The iteration is terminated as soon as residuals to the optimality conditions (1)–(3) are sufficiently small. For infeasible problems, this will not be possible, and instead the residuals to (1) will be made as small as possible.
references#
The method is described in detail in
N.Gould, S.Leyffer, A.Montoison and C.Vanaret (2025) The exponential multiplier method in the 21st century. RAL Technical Report, in preparation.
matrix storage#
unsymmetric storage#
The unsymmetric \(m\) by \(n\) Jacobian matrix \(J = J(x)\) may be presented and stored in a variety of convenient input formats.
Dense storage format: The matrix \(J\) is stored as a compact dense matrix by rows, that is, the values of the entries of each row in turn are stored in order within an appropriate real one-dimensional array. In this case, component \(n \ast i + j\) of the storage array J_val will hold the value \(J_{ij}\) for \(1 \leq i \leq m\), \(1 \leq j \leq n\). The string J_type = ‘dense’ should be specified.
Dense by columns storage format: The matrix \(J\) is stored as a compact dense matrix by columns, that is, the values of the entries of each column in turn are stored in order within an appropriate real one-dimensional array. In this case, component \(m \ast j + i\) of the storage array J_val will hold the value \(J_{ij}\) for \(1 \leq i \leq m\), \(1 \leq j \leq n\). The string J_type = ‘dense_by_columns’ should be specified.

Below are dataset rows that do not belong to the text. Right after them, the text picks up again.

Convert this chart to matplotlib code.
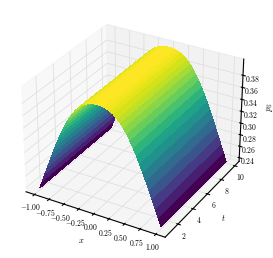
import numpy as np
import matplotlib
matplotlib.use("Agg")
import matplotlib.pyplot as plt
from matplotlib.ticker import FuncFormatter

plt.rcParams["mathtext.fontset"] = "cm"
plt.rcParams["font.family"] = "serif"
plt.rcParams["font.serif"] = ["cmr10", "DejaVu Serif"]
plt.rcParams["axes.formatter.use_mathtext"] = True

# values
x_right = [0.00, 0.05, 0.10, 0.15, 0.20, 0.25, 0.30, 0.35, 0.40, 0.45, 0.50,
           0.55, 0.60, 0.65, 0.70, 0.75, 0.80, 0.85, 0.90, 0.95, 1.00]
p3_right = [0.4030, 0.4028, 0.4020, 0.4005, 0.3982, 0.3950, 0.3905, 0.3850, 0.3785, 0.3708, 0.3620,
            0.3522, 0.3415, 0.3300, 0.3178, 0.3050, 0.2918, 0.2782, 0.2645, 0.2507, 0.2370]
t_range = [1, 10]
x_ticks = [-1.00, -0.75, -0.50, -0.25, 0.00, 0.25, 0.50, 0.75, 1.00]
t_ticks = [2, 4, 6, 8, 10]
z_ticks = [0.24, 0.26, 0.28, 0.30, 0.32, 0.34, 0.36, 0.38]

x = np.array([-v for v in x_right[:0:-1]] + x_right)
p3 = np.array(p3_right[:0:-1] + p3_right)
t = np.linspace(t_range[0], t_range[1], 50)  # fine t grid, p3 does not change along t
X, T = np.meshgrid(x, t)
Z = np.tile(p3, (len(t), 1))

fig = plt.figure(figsize=(2.73, 2.58), dpi=100)
ax = fig.add_axes([-0.012, 0.02, 0.985, 0.96], projection="3d")
ax.plot_surface(X, T, Z, cmap="viridis", rstride=1, cstride=1, linewidth=0, antialiased=False)

ax.set_xticks(x_ticks)
ax.set_yticks(t_ticks)
ax.set_zticks(z_ticks)
ax.xaxis.set_major_formatter(FuncFormatter(lambda v, p: f"${v:.2f}$"))
ax.yaxis.set_major_formatter(FuncFormatter(lambda v, p: f"${v:.0f}$"))
ax.zaxis.set_major_formatter(FuncFormatter(lambda v, p: f"${v:.2f}$"))
ax.tick_params(labelsize=5.5, pad=-4, length=2, width=0.4)
ax.set_xlabel("$x$", fontsize=6, labelpad=-7)
ax.set_ylabel("$t$", fontsize=6, labelpad=-8)
ax.set_zlabel("$p_3$", fontsize=6, labelpad=-8)
for a in (ax.xaxis, ax.yaxis, ax.zaxis):
    a._axinfo["grid"]["linewidth"] = 0.5
    a._axinfo["grid"]["color"] = "#dcdcdc"
    a._axinfo["axisline"]["linewidth"] = 0.4
    a._axinfo["axisline"]["color"] = (0, 0, 0, 0.6)

fig.savefig("out.png", dpi=100)
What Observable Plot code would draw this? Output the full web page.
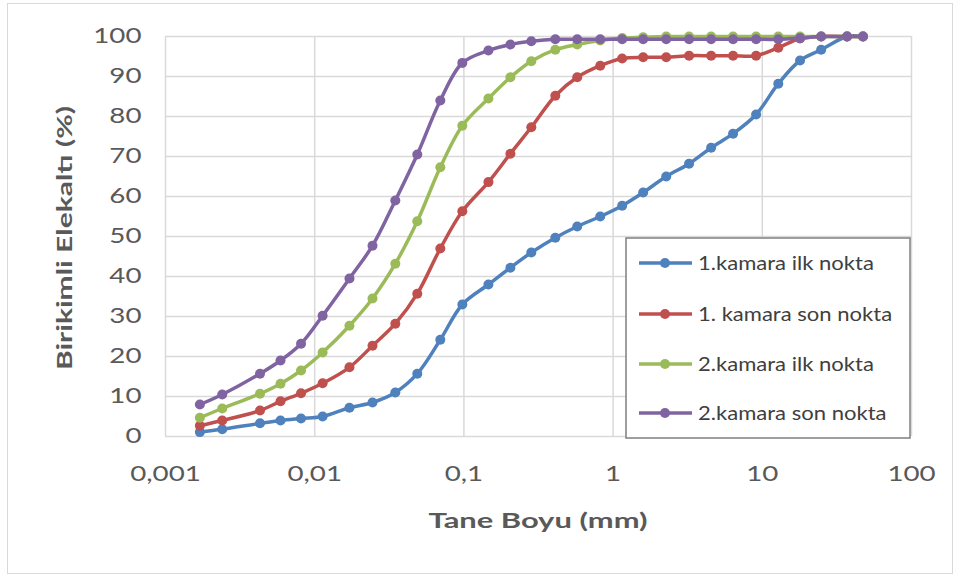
<!DOCTYPE html>
<html><head><meta charset="utf-8">
<script src="https://cdn.jsdelivr.net/npm/d3@7"></script>
<script src="https://cdn.jsdelivr.net/npm/@observablehq/plot@0.6"></script>
<style>
body{margin:0;background:#fff;}
#wrap{position:relative;width:960px;height:578px;overflow:hidden;}
#border{position:absolute;left:7px;top:3px;width:944px;height:569px;border:1.5px solid #d9d9d9;}
#wrap svg{position:absolute;left:0;top:0;}
</style></head><body><div id="wrap"><div id="border"></div></div>
<script>
// ---- data ----
const series = ["1.kamara ilk nokta", "1. kamara son nokta", "2.kamara ilk nokta", "2.kamara son nokta"];
const colors = ["#4F81BD", "#C0504D", "#9BBB59", "#8064A2"];
const sizes = [0.0017, 0.0024, 0.0043, 0.0059, 0.0081, 0.0113, 0.0171, 0.0244, 0.0347, 0.0487,
               0.0695, 0.0976, 0.146, 0.205, 0.283, 0.41, 0.575, 0.82, 1.15, 1.59,
               2.27, 3.23, 4.54, 6.37, 9.09, 12.8, 17.9, 24.8, 37, 47.3];
const kamara1Ilk = [1.1, 1.8, 3.3, 4.0, 4.5, 5.0, 7.2, 8.5, 11.0, 15.7,
                    24.2, 33.0, 38.0, 42.2, 46.0, 49.7, 52.5, 55.0, 57.7, 61.0,
                    65.0, 68.2, 72.2, 75.7, 80.5, 88.2, 94.0, 96.7, 100, 100];
const kamara1Son = [2.7, 4.0, 6.5, 8.8, 10.8, 13.3, 17.3, 22.7, 28.2, 35.7,
                    47.0, 56.3, 63.6, 70.7, 77.3, 85.2, 89.8, 92.7, 94.5, 94.8,
                    94.8, 95.2, 95.2, 95.2, 95.2, 97.2, 99.5, 100, 100, 100];
const kamara2Ilk = [4.7, 7.0, 10.7, 13.2, 16.5, 21.0, 27.7, 34.5, 43.2, 53.8,
                    67.3, 77.7, 84.5, 89.8, 93.8, 96.7, 98.0, 99.0, 99.6, 99.8,
                    100, 100, 100, 100, 100, 100, 100, 100, 100, 100];
const kamara2Son = [8.0, 10.5, 15.7, 19.0, 23.2, 30.2, 39.5, 47.7, 59.0, 70.5,
                    84.0, 93.4, 96.5, 98.0, 98.8, 99.3, 99.3, 99.3, 99.3, 99.3,
                    99.3, 99.3, 99.3, 99.3, 99.3, 99.3, 99.6, 100, 100, 100];
const xTicks = [0.001, 0.01, 0.1, 1, 10, 100];
const yTicks = [0, 10, 20, 30, 40, 50, 60, 70, 80, 90, 100];
const xTitle = "Tane Boyu (mm)";
const yTitle = "Birikimli Elekaltı (%)";

const allValues = [kamara1Ilk, kamara1Son, kamara2Ilk, kamara2Son];
const rows = [];
series.forEach((s, i) => allValues[i].forEach((v, j) => rows.push({series: s, size: sizes[j], pct: v})));

const fmt = d => String(d).replace(".", ",");
const marks = [
  Plot.gridX(xTicks, {stroke: "#d9d9d9", strokeOpacity: 1, strokeWidth: 1.5}),
  Plot.gridY(yTicks, {stroke: "#d9d9d9", strokeOpacity: 1, strokeWidth: 1.5}),
  Plot.axisX(xTicks, {tickFormat: fmt, tickSize: 0, tickPadding: 30, fill: "#595959"}),
  Plot.axisY(yTicks, {tickSize: 0, tickPadding: 24, fill: "#595959"})
];
series.forEach(s => {
  const d = rows.filter(r => r.series === s);
  marks.push(Plot.line(d, {x: "size", y: "pct", stroke: "series", strokeWidth: 3.5, curve: "catmull-rom"}));
  marks.push(Plot.dot(d, {x: "size", y: "pct", fill: "series", r: 5}));
});

const chart = Plot.plot({
  width: 960, height: 578,
  marginLeft: 165, marginRight: 49, marginTop: 36, marginBottom: 142,
  style: {fontFamily: "Lato", fontSize: "21px", background: "transparent", overflow: "visible"},
  x: {type: "log", domain: [0.001, 100], label: null},
  y: {domain: [0, 100], label: null},
  color: {domain: series, range: colors},
  marks
});
document.getElementById("wrap").appendChild(chart);

const svg = d3.select(chart);
// axis titles
svg.append("text").attr("class", "ttl").attr("data-w", 219)
  .attr("x", 538).attr("y", 528).attr("text-anchor", "middle")
  .attr("font-weight", "bold").attr("font-size", 21).attr("fill", "#595959").text(xTitle);
svg.append("text").attr("class", "ttl").attr("data-w", 264)
  .attr("transform", "translate(72,238) rotate(-90)").attr("text-anchor", "middle")
  .attr("font-weight", "bold").attr("font-size", 21).attr("fill", "#595959").text(yTitle);

// legend
const lg = svg.append("g");
lg.append("rect").attr("x", 626).attr("y", 238).attr("width", 284).attr("height", 200)
  .attr("fill", "#fff").attr("stroke", "#7f7f7f").attr("stroke-width", 1.5);
const ly = [263, 314, 364, 413];
series.forEach((s, i) => {
  const g = lg.append("g");
  g.append("line").attr("x1", 639).attr("x2", 692).attr("y1", ly[i]).attr("y2", ly[i])
    .attr("stroke", colors[i]).attr("stroke-width", 3.5);
  g.append("circle").attr("cx", 665).attr("cy", ly[i]).attr("r", 5).attr("fill", colors[i]);
  g.append("text").attr("class", "lgt").attr("x", 698).attr("y", ly[i] + 7)
    .attr("text-anchor", "start")
    .attr("font-size", 19).attr("fill", "#404040").text(s);
});

// horizontal stretch of text to match the reference's wide glyphs
chart.querySelectorAll("text").forEach(el => {
  const len = el.getComputedTextLength();
  if (!len) return;
  let target;
  if (el.classList.contains("ttl")) target = +el.getAttribute("data-w");
  else if (el.classList.contains("lgt")) target = len * 1.16;
  else target = len * 1.32;
  el.setAttribute("textLength", target);
  el.setAttribute("lengthAdjust", "spacingAndGlyphs");
});
</script>
</body></html>
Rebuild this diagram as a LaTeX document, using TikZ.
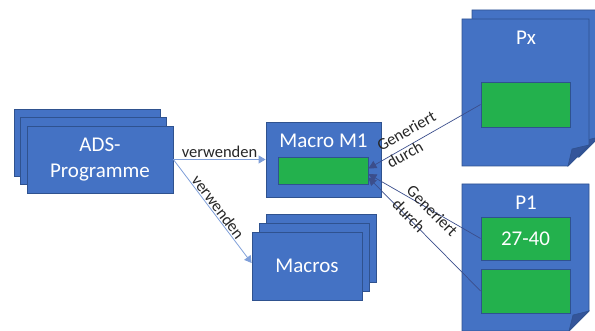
\documentclass[tikz,border=0pt]{standalone}
\usepackage{fontspec}
\setmainfont{Carlito}
\usepackage{xcolor}
\definecolor{OfficeBlue}{HTML}{4472C4}
\definecolor{OfficeEdge}{HTML}{2F528F}
\definecolor{OfficeGreen}{HTML}{23B14D}
\definecolor{UseLine}{HTML}{7F9FD9}
\definecolor{GenLine}{HTML}{3B4E8C}
\definecolor{FoldBlue}{HTML}{34559A}
\usetikzlibrary{arrows.meta,positioning,calc}

\begin{document}
\begin{tikzpicture}[x=1pt,y=-1pt,>=Triangle,
block/.style={draw=OfficeEdge,line width=0.8pt,fill=OfficeBlue,text=white,align=center,inner sep=0pt,font=\fontsize{21}{26}\selectfont},
field/.style={draw=OfficeEdge,line width=0.8pt,fill=OfficeGreen,text=white,minimum width=89pt,inner sep=0pt,font=\fontsize{21}{26}\selectfont},
page/.style={draw=OfficeEdge,line width=0.8pt,fill=OfficeBlue},
fold/.style={draw=OfficeEdge,line width=0.6pt,fill=FoldBlue},
uses/.style={draw=UseLine,line width=0.8pt,-{Triangle[length=7pt,width=8pt]}},
gen/.style={draw=GenLine,line width=0.7pt,-{Triangle[length=8pt,width=8pt]}},
rel/.style={font=\fontsize{16.5}{20}\selectfont,text=black!85,align=center,inner sep=1pt},
genrel/.style={rel,align=left}]
\clip (0,0) rectangle (595,331);

% ADS programs, stacked
\node[block,minimum width=146pt,minimum height=67pt] (adsback) at (87,142.5) {};
\node[block,minimum width=146pt,minimum height=67pt] (adsmid) at (93.5,151) {};
\node[block,minimum width=146pt,minimum height=67pt] (ads) at (100,159.5) {ADS-\\Programme};

% macro M1 with its field
\node[block,minimum width=115pt,minimum height=75pt] (m1) at (323.5,159.5) {};
\node[block,draw=none,fill=none] (m1title) at (323.5,141) {Macro M1};
\node[field,minimum width=90pt,minimum height=27pt] (m1field) at (323,170.5) {};

% macro library, stacked
\node[block,minimum width=110pt,minimum height=68pt] (macback) at (321,248) {};
\node[block,minimum width=110pt,minimum height=68pt] (macmid) at (314,257) {};
\node[block,minimum width=110pt,minimum height=68pt] (macros) at (307,266) {Macros};

% page Px (two sheets, folded corner)
\draw[page] (472,10) -- (599,10) -- (599,137) -- (579,157) -- (472,157) -- cycle;
\draw[fold] (599,137) -- (579,157) -- (583,141) -- cycle;
\draw[page] (462,19) -- (589,19) -- (589,145) -- (568,166) -- (462,166) -- cycle;
\draw[fold] (589,145) -- (568,166) -- (572,149) -- cycle;
\node[block,draw=none,fill=none] (pxtitle) at (526,37.5) {Px};
\node[field,minimum height=45pt] (pxfield) at (525.5,104.5) {};

% page P1
\draw[page] (462,184) -- (589,184) -- (589,311) -- (569,331) -- (462,331) -- cycle;
\draw[fold] (589,311) -- (569,331) -- (573,315) -- cycle;
\node[block,draw=none,fill=none] (p1title) at (526,203) {P1};
\node[field,minimum height=43pt] (p1a) at (525.5,238.5) {27-40};
\node[field,minimum height=44pt] (p1b) at (525.5,291) {};

% connectors
\coordinate (tipx) at ($(m1field.east)+(0,-2)$);
\coordinate (tipa) at ($(m1field.east)+(0,3.5)$);
\coordinate (tipb) at ($(m1field.east)+(0,7)$);
\draw[uses] (ads.east) -- node[rel,above]{verwenden} (m1.west);
\draw[uses] (ads.east) -- node[rel,sloped,above]{verwenden} ($(macros.west)+(0,-3)$);
\draw[gen] (pxfield.west) -- node[genrel,sloped,pos=0.6,above=-13pt]{Generiert\\durch} (tipx);
\draw[gen] (p1a.west) -- (tipa);
\draw[gen] (p1b.west) -- node[genrel,sloped,pos=0.57,above=-5pt]{Generiert\\durch} (tipb);
\end{tikzpicture}
\end{document}
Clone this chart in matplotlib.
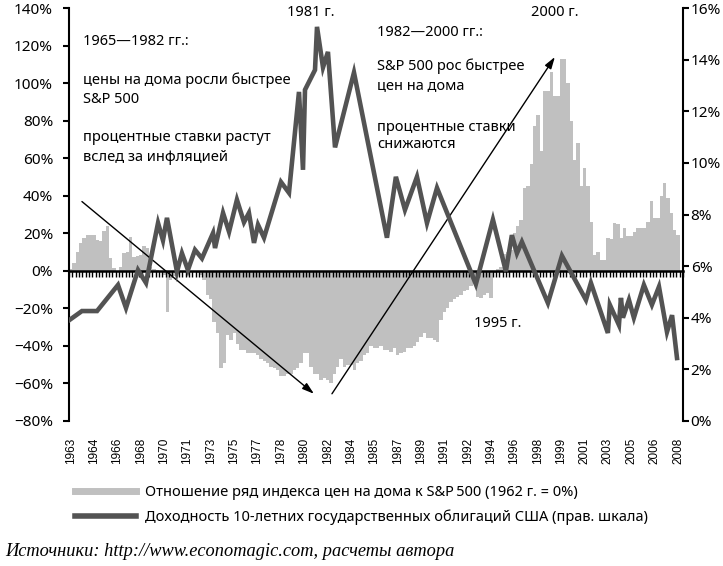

Sparse co-ordinate storage format: Only the nonzero entries of the matrices are stored. For the \(l\)-th entry, \(1 \leq l \leq ne\), of \(J\), its row index i, column index j and value \(J_{ij}\), \(1 \leq i \leq m\), \(1 \leq j \leq n\), are stored as the \(l\)-th components of the integer arrays J_row and J_col and real array J_val, respectively, while the number of nonzeros is recorded as J_ne = \(ne\). The string J_type = ‘coordinate’should be specified.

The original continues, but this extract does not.